> [PROBLEM REQUIREMENTS] Restate the data word for word and leave the images out.

> [DATASET EXTRACT]

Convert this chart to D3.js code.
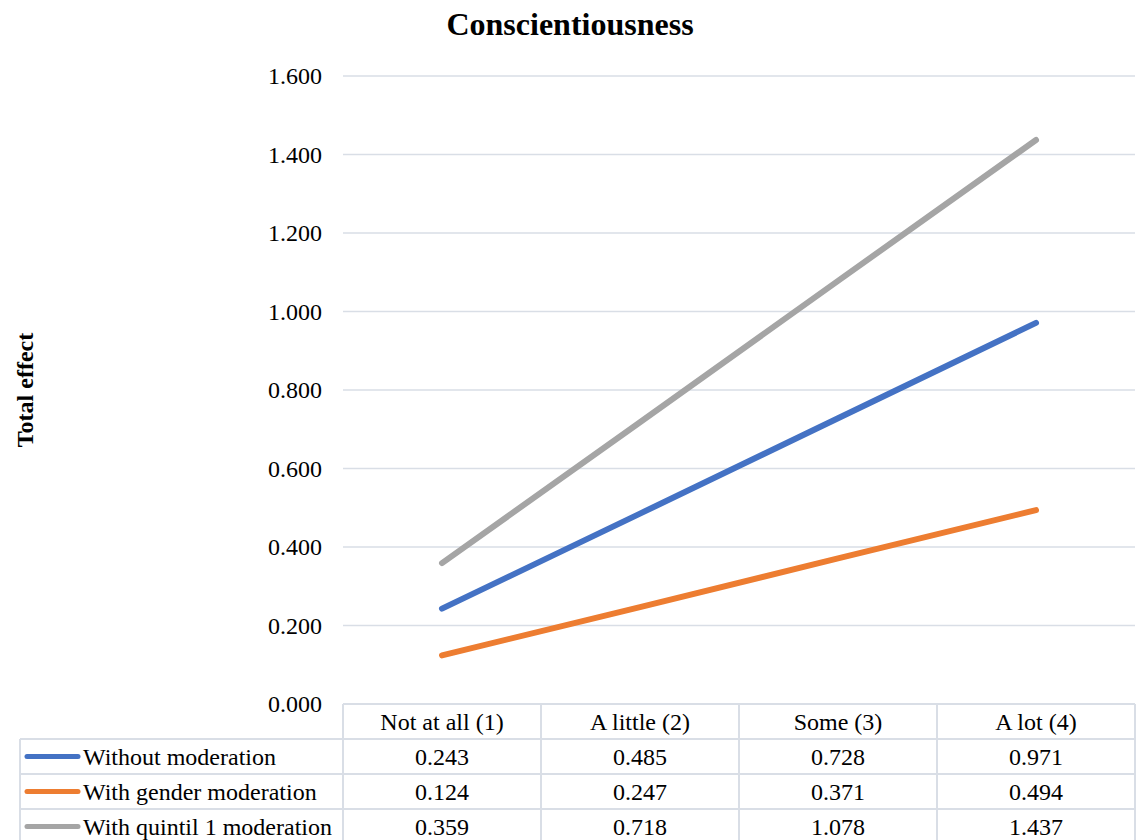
<!DOCTYPE html>
<html>
<head>
<meta charset="utf-8">
<script src="https://cdn.jsdelivr.net/npm/d3@7"></script>
<style>
  html, body { margin: 0; padding: 0; background: #fff; }
  svg { display: block; }
  svg, svg text { font-family: "Liberation Serif", "Times New Roman", serif; }
</style>
</head>
<body>
<svg id="fig" width="1139" height="840"></svg>
<script>
const categories = ["Not at all (1)", "A little (2)", "Some (3)", "A lot (4)"];
const seriesNames = ["Without moderation", "With gender moderation", "With quintil 1 moderation"];
const withoutModeration = [0.243, 0.485, 0.728, 0.971];
const genderModeration = [0.124, 0.247, 0.371, 0.494];
const quintil1Moderation = [0.359, 0.718, 1.078, 1.437];
const seriesColors = ["#4472C4", "#ED7D31", "#A5A5A5"];
const yTicks = [0, 0.2, 0.4, 0.6, 0.8, 1.0, 1.2, 1.4, 1.6];

const series = [
  { name: seriesNames[0], values: withoutModeration, color: seriesColors[0] },
  { name: seriesNames[1], values: genderModeration, color: seriesColors[1] },
  { name: seriesNames[2], values: quintil1Moderation, color: seriesColors[2] }
];

const FONT = "Liberation Serif, Times New Roman, serif";
const svg = d3.select("#fig");
const gridColor = "#D9DEE6";

const plotLeft = 343, plotRight = 1135, plotTop = 76, plotBottom = 704;
const tableLeft = 20;
const rowH = 35;

const x = d3.scaleBand().domain(categories).range([plotLeft, plotRight]);
const y = d3.scaleLinear().domain([0, 1.6]).range([plotBottom, plotTop]);

function label(sel, size, bold) {
  return sel
    .attr("font-family", FONT)
    .attr("font-size", size)
    .attr("font-weight", bold ? "bold" : "normal")
    .attr("fill", "#000");
}

// Title
label(svg.append("text")
  .attr("x", 570).attr("y", 35)
  .attr("text-anchor", "middle"), 32, true)
  .text("Conscientiousness");

// Y axis title
label(svg.append("text")
  .attr("transform", "translate(33,390) rotate(-90)")
  .attr("text-anchor", "middle"), 24, true)
  .text("Total effect");

// Gridlines (0 is drawn by the table's top border)
svg.append("g").selectAll("line")
  .data(yTicks.filter(d => d > 0))
  .join("line")
  .attr("x1", plotLeft).attr("x2", plotRight)
  .attr("y1", d => y(d)).attr("y2", d => y(d))
  .attr("stroke", gridColor).attr("stroke-width", 1.5);

// Y axis tick labels
const yAxis = d3.axisLeft(y).tickValues(yTicks).tickFormat(d3.format(".3f")).tickSize(0).tickPadding(21);
const yg = svg.append("g").attr("transform", `translate(${plotLeft},0)`).call(yAxis);
yg.attr("font-family", FONT).attr("font-size", 24);
yg.select(".domain").remove();
label(yg.selectAll("text"), 24, false);

// Lines
const line = d3.line()
  .x((d, i) => x(categories[i]) + x.bandwidth() / 2)
  .y(d => y(d));

svg.append("g").selectAll("path")
  .data(series)
  .join("path")
  .attr("d", d => line(d.values))
  .attr("fill", "none")
  .attr("stroke", d => d.color)
  .attr("stroke-width", 6)
  .attr("stroke-linecap", "round");

// Data table
const table = svg.append("g");
const tableTop = plotBottom;
const rowsTop = tableTop + rowH;
const tableBottom = rowsTop + rowH * series.length;

table.append("line")
  .attr("x1", plotLeft).attr("x2", plotRight)
  .attr("y1", tableTop).attr("y2", tableTop)
  .attr("stroke", gridColor).attr("stroke-width", 2);
for (let r = 0; r <= series.length; r++) {
  const yy = rowsTop + r * rowH;
  table.append("line")
    .attr("x1", tableLeft).attr("x2", plotRight)
    .attr("y1", yy).attr("y2", yy)
    .attr("stroke", gridColor).attr("stroke-width", 2);
}
table.append("line")
  .attr("x1", tableLeft).attr("x2", tableLeft)
  .attr("y1", rowsTop).attr("y2", tableBottom)
  .attr("stroke", gridColor).attr("stroke-width", 2);
categories.forEach(c => {
  table.append("line")
    .attr("x1", x(c)).attr("x2", x(c))
    .attr("y1", tableTop).attr("y2", tableBottom)
    .attr("stroke", gridColor).attr("stroke-width", 2);
});
table.append("line")
  .attr("x1", plotRight).attr("x2", plotRight)
  .attr("y1", tableTop).attr("y2", tableBottom)
  .attr("stroke", gridColor).attr("stroke-width", 2);

// header row
label(table.selectAll("text.hdr")
  .data(categories)
  .join("text")
  .attr("class", "hdr")
  .attr("x", d => x(d) + x.bandwidth() / 2)
  .attr("y", tableTop + rowH / 2 + 8)
  .attr("text-anchor", "middle"), 24, false)
  .text(d => d);

// series rows
series.forEach((s, r) => {
  const cy = rowsTop + r * rowH + rowH / 2;
  table.append("line")
    .attr("x1", 27).attr("x2", 78)
    .attr("y1", cy).attr("y2", cy)
    .attr("stroke", s.color).attr("stroke-width", 5)
    .attr("stroke-linecap", "round");
  label(table.append("text")
    .attr("x", 83).attr("y", cy + 8), 24, false)
    .text(s.name);
  label(table.selectAll(null)
    .data(s.values)
    .join("text")
    .attr("x", (d, i) => x(categories[i]) + x.bandwidth() / 2)
    .attr("y", cy + 8)
    .attr("text-anchor", "middle"), 24, false)
    .text(d => d3.format(".3f")(d));
});
</script>
</body>
</html>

> [CORRECT ANSWER]
Convert this chart to D3.js code.
<!DOCTYPE html>
<html>
<head>
<meta charset="utf-8">
<script src="https://cdn.jsdelivr.net/npm/d3@7"></script>
<style>
  html, body { margin: 0; padding: 0; background: #fff; }
  svg { display: block; }
  svg, svg text { font-family: "Liberation Serif", "Times New Roman", serif; }
</style>
</head>
<body>
<svg id="fig" width="1139" height="840"></svg>
<script>
const categories = ["Not at all (1)", "A little (2)", "Some (3)", "A lot (4)"];
const seriesNames = ["Without moderation", "With gender moderation", "With quintil 1 moderation"];
const withoutModeration = [0.243, 0.485, 0.728, 0.971];
const genderModeration = [0.124, 0.247, 0.371, 0.494];
const quintil1Moderation = [0.359, 0.718, 1.078, 1.437];
const seriesColors = ["#4472C4", "#ED7D31", "#A5A5A5"];
const yTicks = [0, 0.2, 0.4, 0.6, 0.8, 1.0, 1.2, 1.4, 1.6];

const series = [
  { name: seriesNames[0], values: withoutModeration, color: seriesColors[0] },
  { name: seriesNames[1], values: genderModeration, color: seriesColors[1] },
  { name: seriesNames[2], values: quintil1Moderation, color: seriesColors[2] }
];

const FONT = "Liberation Serif, Times New Roman, serif";
const svg = d3.select("#fig");
const gridColor = "#D9DEE6";

const plotLeft = 343, plotRight = 1135, plotTop = 76, plotBottom = 704;
const tableLeft = 20;
const rowH = 35;

const x = d3.scaleBand().domain(categories).range([plotLeft, plotRight]);
const y = d3.scaleLinear().domain([0, 1.6]).range([plotBottom, plotTop]);

function label(sel, size, bold) {
  return sel
    .attr("font-family", FONT)
    .attr("font-size", size)
    .attr("font-weight", bold ? "bold" : "normal")
    .attr("fill", "#000");
}

// Title
label(svg.append("text")
  .attr("x", 570).attr("y", 35)
  .attr("text-anchor", "middle"), 32, true)
  .text("Conscientiousness");

// Y axis title
label(svg.append("text")
  .attr("transform", "translate(33,390) rotate(-90)")
  .attr("text-anchor", "middle"), 24, true)
  .text("Total effect");

// Gridlines (0 is drawn by the table's top border)
svg.append("g").selectAll("line")
  .data(yTicks.filter(d => d > 0))
  .join("line")
  .attr("x1", plotLeft).attr("x2", plotRight)
  .attr("y1", d => y(d)).attr("y2", d => y(d))
  .attr("stroke", gridColor).attr("stroke-width", 1.5);

// Y axis tick labels
const yAxis = d3.axisLeft(y).tickValues(yTicks).tickFormat(d3.format(".3f")).tickSize(0).tickPadding(21);
const yg = svg.append("g").attr("transform", `translate(${plotLeft},0)`).call(yAxis);
yg.attr("font-family", FONT).attr("font-size", 24);
yg.select(".domain").remove();
label(yg.selectAll("text"), 24, false);

// Lines
const line = d3.line()
  .x((d, i) => x(categories[i]) + x.bandwidth() / 2)
  .y(d => y(d));

svg.append("g").selectAll("path")
  .data(series)
  .join("path")
  .attr("d", d => line(d.values))
  .attr("fill", "none")
  .attr("stroke", d => d.color)
  .attr("stroke-width", 6)
  .attr("stroke-linecap", "round");

// Data table
const table = svg.append("g");
const tableTop = plotBottom;
const rowsTop = tableTop + rowH;
const tableBottom = rowsTop + rowH * series.length;

table.append("line")
  .attr("x1", plotLeft).attr("x2", plotRight)
  .attr("y1", tableTop).attr("y2", tableTop)
  .attr("stroke", gridColor).attr("stroke-width", 2);
for (let r = 0; r <= series.length; r++) {
  const yy = rowsTop + r * rowH;
  table.append("line")
    .attr("x1", tableLeft).attr("x2", plotRight)
    .attr("y1", yy).attr("y2", yy)
    .attr("stroke", gridColor).attr("stroke-width", 2);
}
table.append("line")
  .attr("x1", tableLeft).attr("x2", tableLeft)
  .attr("y1", rowsTop).attr("y2", tableBottom)
  .attr("stroke", gridColor).attr("stroke-width", 2);
categories.forEach(c => {
  table.append("line")
    .attr("x1", x(c)).attr("x2", x(c))
    .attr("y1", tableTop).attr("y2", tableBottom)
    .attr("stroke", gridColor).attr("stroke-width", 2);
});
table.append("line")
  .attr("x1", plotRight).attr("x2", plotRight)
  .attr("y1", tableTop).attr("y2", tableBottom)
  .attr("stroke", gridColor).attr("stroke-width", 2);

// header row
label(table.selectAll("text.hdr")
  .data(categories)
  .join("text")
  .attr("class", "hdr")
  .attr("x", d => x(d) + x.bandwidth() / 2)
  .attr("y", tableTop + rowH / 2 + 8)
  .attr("text-anchor", "middle"), 24, false)
  .text(d => d);

// series rows
series.forEach((s, r) => {
  const cy = rowsTop + r * rowH + rowH / 2;
  table.append("line")
    .attr("x1", 27).attr("x2", 78)
    .attr("y1", cy).attr("y2", cy)
    .attr("stroke", s.color).attr("stroke-width", 5)
    .attr("stroke-linecap", "round");
  label(table.append("text")
    .attr("x", 83).attr("y", cy + 8), 24, false)
    .text(s.name);
  label(table.selectAll(null)
    .data(s.values)
    .join("text")
    .attr("x", (d, i) => x(categories[i]) + x.bandwidth() / 2)
    .attr("y", cy + 8)
    .attr("text-anchor", "middle"), 24, false)
    .text(d => d3.format(".3f")(d));
});
</script>
</body>
</html>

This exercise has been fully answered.